▶ [TASK]:
Everything from the first line of the data below through the line that contains "for (var y = 1960;" should be written out exactly, please, and nothing more; the pictures stay out.

▶ [SOURCE EXCERPT]:

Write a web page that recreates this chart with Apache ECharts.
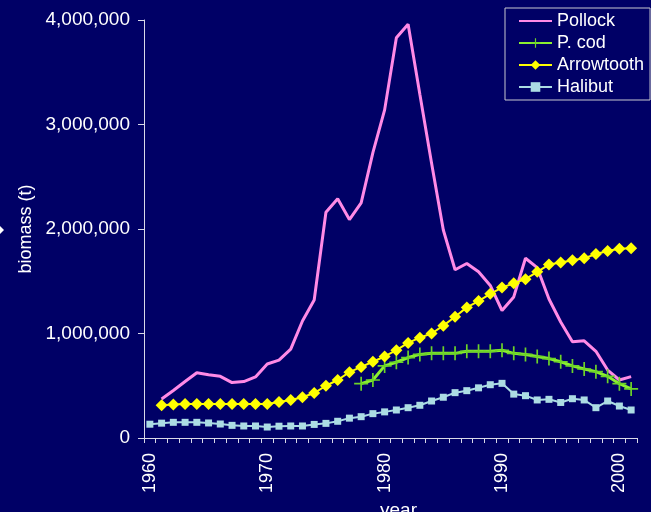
<!DOCTYPE html>
<html>
<head>
<meta charset="utf-8">
<script src="https://cdn.jsdelivr.net/npm/echarts@6/dist/echarts.min.js"></script>
<style>
    html, body { margin: 0; padding: 0; background: #000066; }
    #chart { width: 651px; height: 512px; }
</style>
</head>
<body>
<div id="chart"></div>
<script>
// years 1960 - 2001
var years = [];
for (var y = 1960; y <= 2001; y++) years.push(String(y));

// biomass (t)
var pollock = [null, 373000, 455000, 540000, 625000, 605000, 590000, 530000, 540000, 584000,
    708000, 745000, 850000, 1120000, 1320000, 2160000, 2290000, 2090000, 2250000, 2730000,
    3140000, 3830000, 3960000, 3290000, 2630000, 1990000, 1610000, 1670000, 1590000, 1460000,
    1220000, 1350000, 1720000, 1630000, 1330000, 1110000, 920000, 930000, 830000, 650000,
    555000, 587000];
var pcod = [null, null, null, null, null, null, null, null, null, null,
    null, null, null, null, null, null, null, null, 520000, 555000,
    690000, 725000, 770000, 800000, 810000, 810000, 810000, 830000, 830000, 830000,
    840000, 810000, 800000, 780000, 760000, 730000, 690000, 660000, 635000, 590000,
    520000, 470000];
var arrowtooth = [null, 313000, 320000, 325000, 325000, 325000, 325000, 325000, 325000, 325000,
    325000, 345000, 364000, 390000, 430000, 500000, 555000, 630000, 680000, 730000,
    780000, 840000, 910000, 960000, 1000000, 1075000, 1160000, 1250000, 1310000, 1380000,
    1440000, 1480000, 1520000, 1590000, 1660000, 1680000, 1700000, 1720000, 1760000, 1790000,
    1810000, 1815000];
var halibut = [132000, 142000, 150000, 150000, 150000, 144000, 134000, 121000, 115000, 115000,
    105000, 113000, 115000, 115000, 130000, 140000, 160000, 190000, 204000, 233000,
    250000, 268000, 290000, 313000, 354000, 390000, 434000, 453000, 480000, 510000,
    523000, 420000, 405000, 364000, 370000, 340000, 376000, 364000, 290000, 354000,
    306000, 268000];

var axisColor = '#d8d8e8';
var textColor = '#ffffff';
var fontFamily = '"Liberation Sans", Arial, sans-serif';

var chart = echarts.init(document.getElementById('chart'));
chart.setOption({
    backgroundColor: '#000066',
    animation: false,
    textStyle: { fontFamily: fontFamily },
    grid: {
        left: 144,
        right: 14,
        top: 20,
        bottom: 74,
        outerBoundsMode: 'none'
    },
    legend: {
        orient: 'vertical',
        left: 505,
        top: 8,
        padding: [3, 6, 3, 13],
        itemGap: 2,
        itemWidth: 33,
        itemHeight: 12,
        borderColor: '#c8c8d0',
        borderWidth: 1,
        textStyle: { color: textColor, fontSize: 18, lineHeight: 20, fontFamily: fontFamily },
        data: [
            { name: 'Pollock', itemStyle: { opacity: 0 } },
            'P. cod', 'Arrowtooth', 'Halibut'
        ]
    },
    xAxis: {
        type: 'category',
        data: years,
        boundaryGap: true,
        name: 'year',
        nameLocation: 'middle',
        nameGap: 54,
        nameTextStyle: { color: textColor, fontSize: 19, padding: [0, 0, 0, 16] },
        axisLine: { lineStyle: { color: axisColor, width: 1 } },
        axisTick: { show: true, interval: 0, length: 5, inside: false, lineStyle: { color: axisColor } },
        axisLabel: {
            interval: 9,
            rotate: 90,
            margin: 15,
            color: textColor,
            fontSize: 18
        },
        splitLine: { show: false }
    },
    yAxis: {
        type: 'value',
        min: 0,
        max: 4000000,
        interval: 1000000,
        name: 'biomass (t)',
        nameLocation: 'middle',
        nameGap: 104,
        nameTextStyle: { color: textColor, fontSize: 18 },
        axisLine: { show: true, lineStyle: { color: axisColor, width: 1 } },
        axisTick: { show: true, length: 6, lineStyle: { color: axisColor } },
        axisLabel: {
            margin: 14,
            color: textColor,
            fontSize: 19,
            formatter: function (v) { return v.toLocaleString('en-US'); }
        },
        splitLine: { show: false }
    },
    series: [
        {
            name: 'Pollock',
            type: 'line',
            data: pollock,
            symbol: 'none',
            connectNulls: false,
            itemStyle: { color: '#ff8ae6' },
            lineStyle: { color: '#ff8ae6', width: 3 }
        },
        {
            name: 'P. cod',
            type: 'line',
            data: pcod,
            symbol: 'path://M4.4,0h1.2v10h-1.2zM0,4.4h10v1.2h-10z',
            symbolSize: 14,
            showAllSymbol: true,
            itemStyle: { color: '#6cd428' },
            lineStyle: { color: '#8cf030', width: 3 }
        },
        {
            name: 'Arrowtooth',
            type: 'line',
            data: arrowtooth,
            symbol: 'diamond',
            symbolSize: 12,
            showAllSymbol: true,
            itemStyle: { color: '#ffff00' },
            lineStyle: { color: '#ffff00', width: 2 }
        },
        {
            name: 'Halibut',
            type: 'line',
            data: halibut,
            symbol: 'rect',
            symbolSize: 7,
            showAllSymbol: true,
            itemStyle: { color: '#acdce4' },
            lineStyle: { color: '#acdce4', width: 2 }
        }
    ],
    graphic: [
        {
            type: 'polygon',
            shape: { points: [[-6, 230], [-1, 225], [4, 230], [-1, 235]] },
            style: { fill: '#ffffff' }
        }
    ]
});
</script>
</body>
</html>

▶ [THE OUTPUT]:
Write a web page that recreates this chart with Apache ECharts.
<!DOCTYPE html>
<html>
<head>
<meta charset="utf-8">
<script src="https://cdn.jsdelivr.net/npm/echarts@6/dist/echarts.min.js"></script>
<style>
    html, body { margin: 0; padding: 0; background: #000066; }
    #chart { width: 651px; height: 512px; }
</style>
</head>
<body>
<div id="chart"></div>
<script>
// years 1960 - 2001
var years = [];
for (var y = 1960; y <= 2001; y++) years.push(String(y));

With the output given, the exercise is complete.